** start **

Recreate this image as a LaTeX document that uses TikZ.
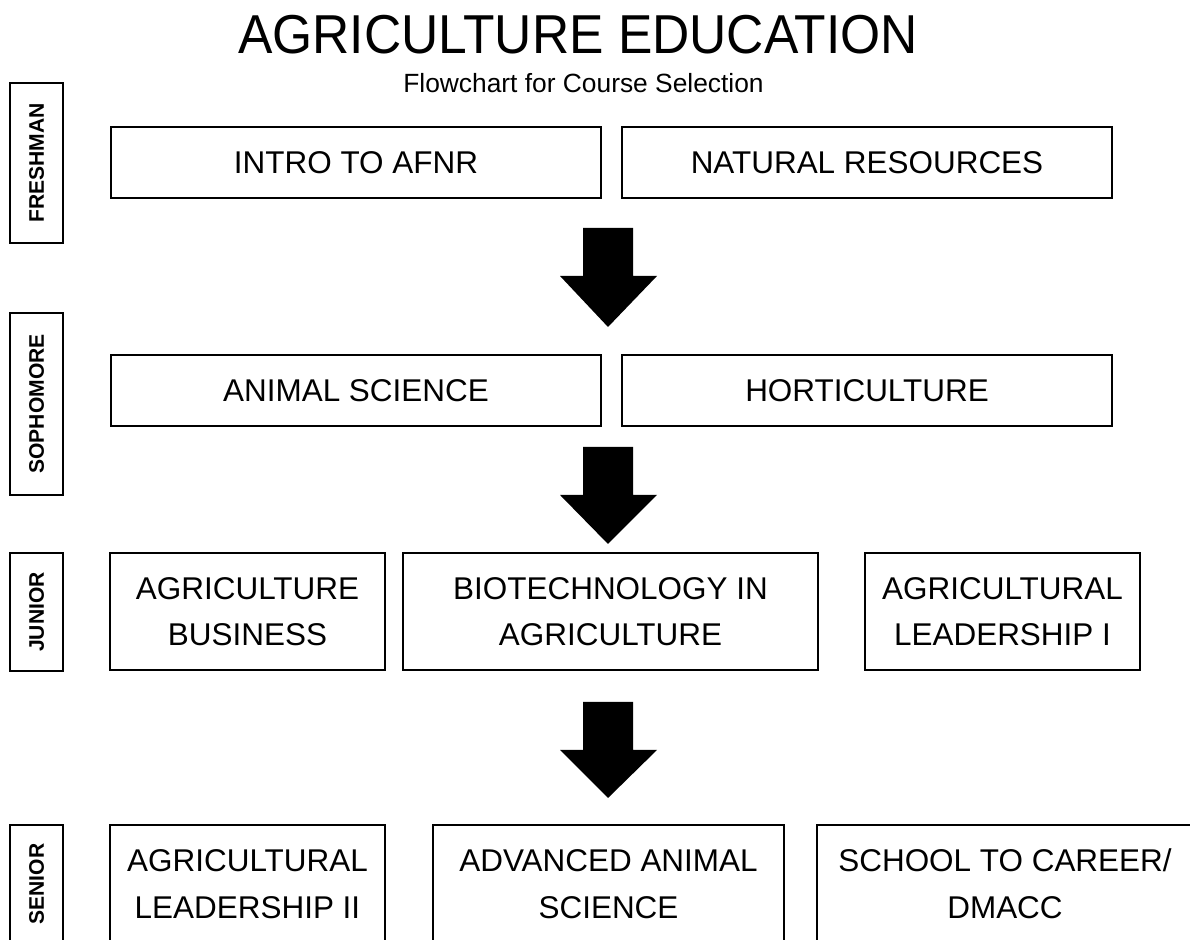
\documentclass[tikz,border=0pt]{standalone}
\usepackage{fontspec}
\setmainfont{Liberation Sans}
\newfontfamily\titlefont[FakeStretch=0.94]{Liberation Sans}
\tikzset{
  course/.style={draw, line width=0.030cm, inner sep=0pt, align=center,
    font=\fontsize{17.9}{26.5}\selectfont},
  yearbox/.style={draw, line width=0.030cm, inner sep=0pt, rotate=90,
    minimum height=1.060000cm, font=\fontsize{12}{14}\selectfont\bfseries},
}
\begin{document}
\begin{tikzpicture}
                        \clip (0,0) rectangle (23.800000,18.800000);
                        
                        % Drawing title
                        \node (title) [anchor=base] at (11.560000,17.720000) {\titlefont\fontsize{31.2}{36}\selectfont AGRICULTURE EDUCATION};%
                        \node (subtitle) [anchor=base] at (11.670000,16.940000) {\fontsize{15}{17}\selectfont Flowchart for Course Selection};%
                        
                        % Marking years
                        \node (freshman) [yearbox, minimum width=3.200000cm] at (0.730000,15.540000) {FRESHMAN};%
                        \node (sophomore) [yearbox, minimum width=3.640000cm] at (0.730000,10.720000) {SOPHOMORE};%
                        \node (junior) [yearbox, minimum width=2.360000cm] at (0.730000,6.560000) {JUNIOR};%
                        \node (senior) [yearbox, minimum width=2.360000cm] at (0.730000,1.120000) {SENIOR};%
                        
                        % Drawing freshman courses
                        \node (intro) [course, minimum width=9.800000cm, minimum height=1.420000cm] at (7.120000,15.550000) {INTRO TO AFNR};%
                        \node (natres) [course, minimum width=9.800000cm, minimum height=1.420000cm] at (17.340000,15.550000) {NATURAL RESOURCES};%
                        
                        % Drawing arrow 1
                        \fill (11.660000,14.240000) -- (12.660000,14.240000) -- (12.660000,13.280000) -- (13.140000,13.280000) -- (12.160000,12.260000) -- (11.200000,13.280000) -- (11.660000,13.280000) -- cycle;%
                        
                        % Drawing sophomore courses
                        \node (animal) [course, minimum width=9.800000cm, minimum height=1.420000cm] at (7.120000,10.990000) {ANIMAL SCIENCE};%
                        \node (horti) [course, minimum width=9.800000cm, minimum height=1.420000cm] at (17.340000,10.990000) {HORTICULTURE};%
                        
                        % Drawing arrow 2
                        \fill (11.660000,9.860000) -- (12.660000,9.860000) -- (12.660000,8.900000) -- (13.140000,8.900000) -- (12.160000,7.920000) -- (11.200000,8.900000) -- (11.660000,8.900000) -- cycle;%
                        
                        % Drawing junior courses
                        \node (business) [course, minimum width=5.500000cm, minimum height=2.340000cm] at (4.950000,6.570000) {AGRICULTURE\\BUSINESS};%
                        \node (biotech) [course, minimum width=8.300000cm, minimum height=2.340000cm] at (12.210000,6.570000) {BIOTECHNOLOGY IN\\AGRICULTURE};%
                        \node (leadone) [course, minimum width=5.500000cm, minimum height=2.340000cm] at (20.050000,6.570000) {AGRICULTURAL\\LEADERSHIP I};%
                        
                        % Drawing arrow 3
                        \fill (11.660000,4.760000) -- (12.660000,4.760000) -- (12.660000,3.800000) -- (13.140000,3.800000) -- (12.160000,2.840000) -- (11.200000,3.800000) -- (11.660000,3.800000) -- cycle;%
                        
                        % Drawing senior courses
                        \node (leadtwo) [course, minimum width=5.500000cm, minimum height=2.360000cm] at (4.950000,1.120000) {AGRICULTURAL\\LEADERSHIP II};%
                        \node (advanimal) [course, minimum width=7.020000cm, minimum height=2.360000cm] at (12.170000,1.120000) {ADVANCED ANIMAL\\SCIENCE};%
                        \node (career) [course, minimum width=7.520000cm, minimum height=2.360000cm] at (20.100000,1.120000) {SCHOOL TO CAREER/\\DMACC};%
                    \end{tikzpicture}
\end{document}
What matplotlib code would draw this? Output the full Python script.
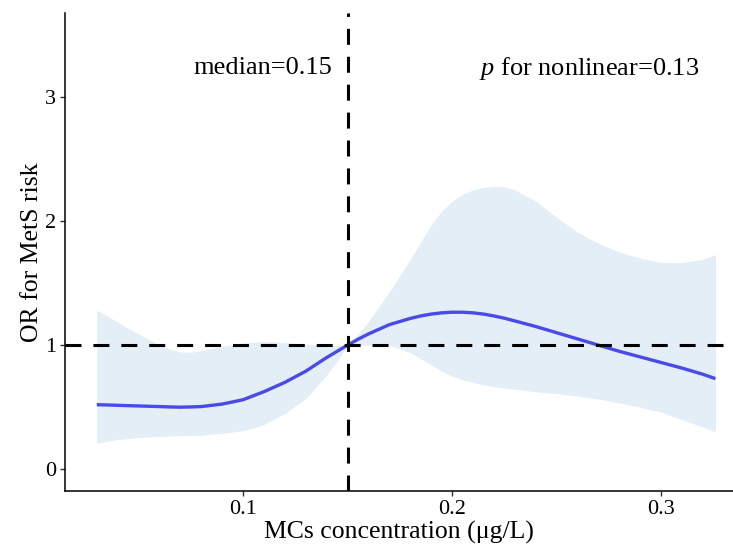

** end **

**What to work on**
In the entries above, identify every line with the string "this".

**The reply**
Recreate this image as a LaTeX document that uses TikZ.
What matplotlib code would draw this? Output the full Python script.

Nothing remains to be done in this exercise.